Search the material and gather each line with "this" in it.
*** STORED RECORDS ***
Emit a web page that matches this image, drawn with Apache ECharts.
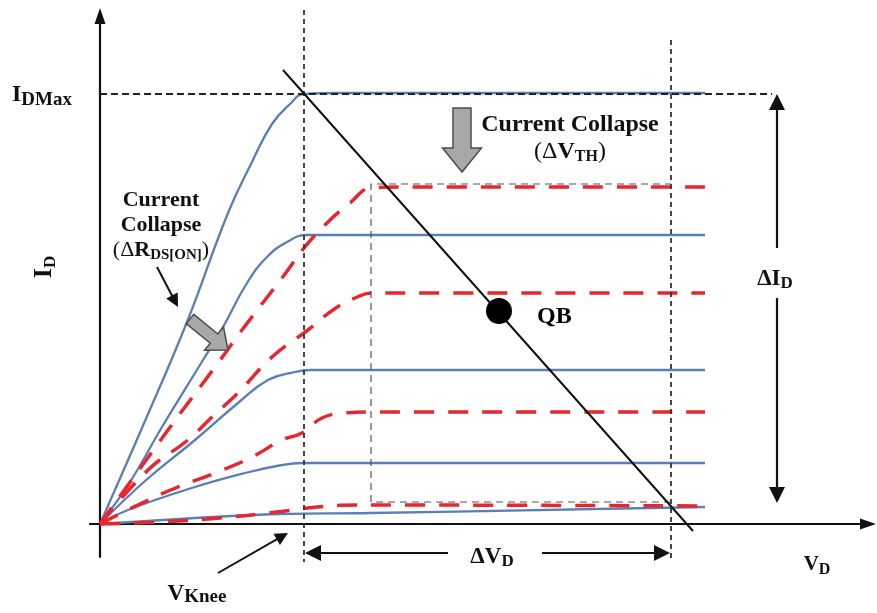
***
*** STORED RECORDS ***
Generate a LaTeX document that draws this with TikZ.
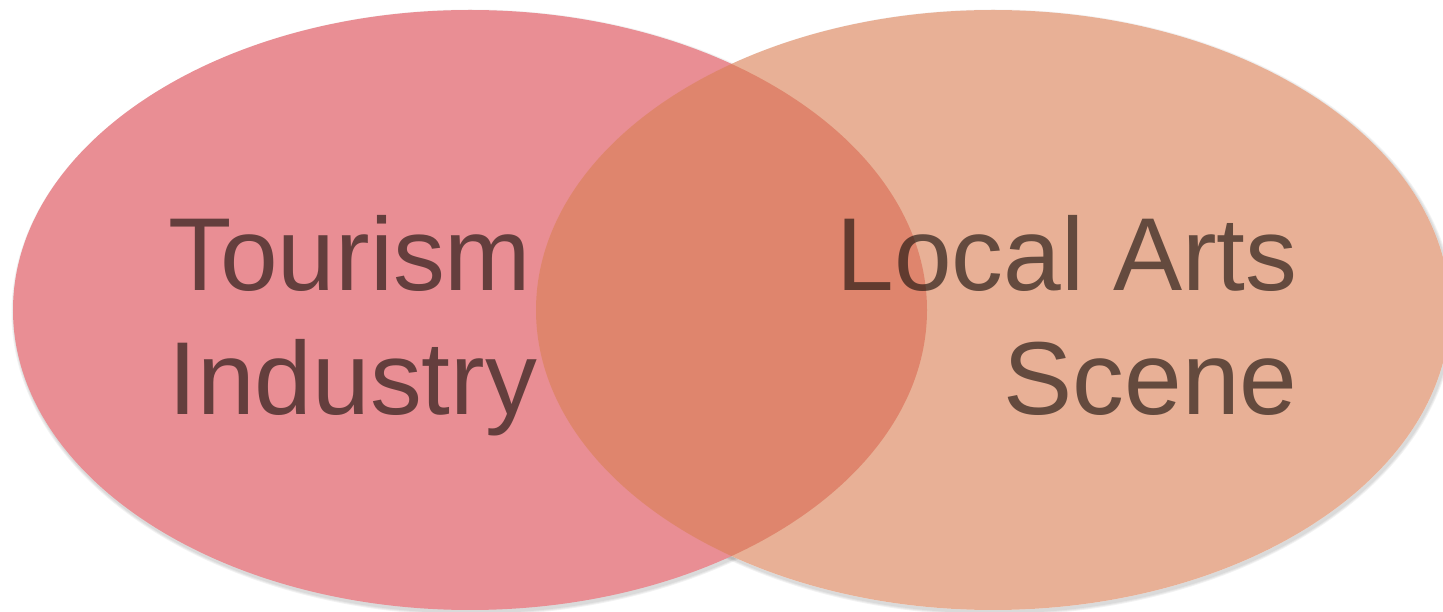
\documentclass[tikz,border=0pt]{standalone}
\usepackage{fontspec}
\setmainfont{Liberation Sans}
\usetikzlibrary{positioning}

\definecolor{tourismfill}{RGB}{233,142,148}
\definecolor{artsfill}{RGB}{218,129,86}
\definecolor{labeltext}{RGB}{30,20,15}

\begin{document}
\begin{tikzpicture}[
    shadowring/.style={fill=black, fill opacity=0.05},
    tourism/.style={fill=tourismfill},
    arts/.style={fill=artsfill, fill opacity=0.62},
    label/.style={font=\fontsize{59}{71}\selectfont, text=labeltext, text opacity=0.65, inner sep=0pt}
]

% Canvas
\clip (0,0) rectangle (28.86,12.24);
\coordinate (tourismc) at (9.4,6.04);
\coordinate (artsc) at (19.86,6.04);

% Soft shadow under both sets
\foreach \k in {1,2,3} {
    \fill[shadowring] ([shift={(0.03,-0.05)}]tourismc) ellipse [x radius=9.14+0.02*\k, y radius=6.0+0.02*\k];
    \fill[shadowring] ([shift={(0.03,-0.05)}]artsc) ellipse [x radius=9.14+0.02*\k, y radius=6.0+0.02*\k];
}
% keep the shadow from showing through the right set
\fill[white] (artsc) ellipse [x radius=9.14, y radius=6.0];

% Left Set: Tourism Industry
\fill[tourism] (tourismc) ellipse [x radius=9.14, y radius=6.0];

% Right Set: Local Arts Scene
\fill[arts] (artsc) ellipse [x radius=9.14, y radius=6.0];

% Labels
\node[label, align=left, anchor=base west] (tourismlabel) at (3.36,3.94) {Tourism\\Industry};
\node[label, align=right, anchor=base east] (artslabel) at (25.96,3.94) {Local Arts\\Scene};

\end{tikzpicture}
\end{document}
***
THE OUTPUT:
Emit a web page that matches this image, drawn with Apache ECharts.
Generate a LaTeX document that draws this with TikZ.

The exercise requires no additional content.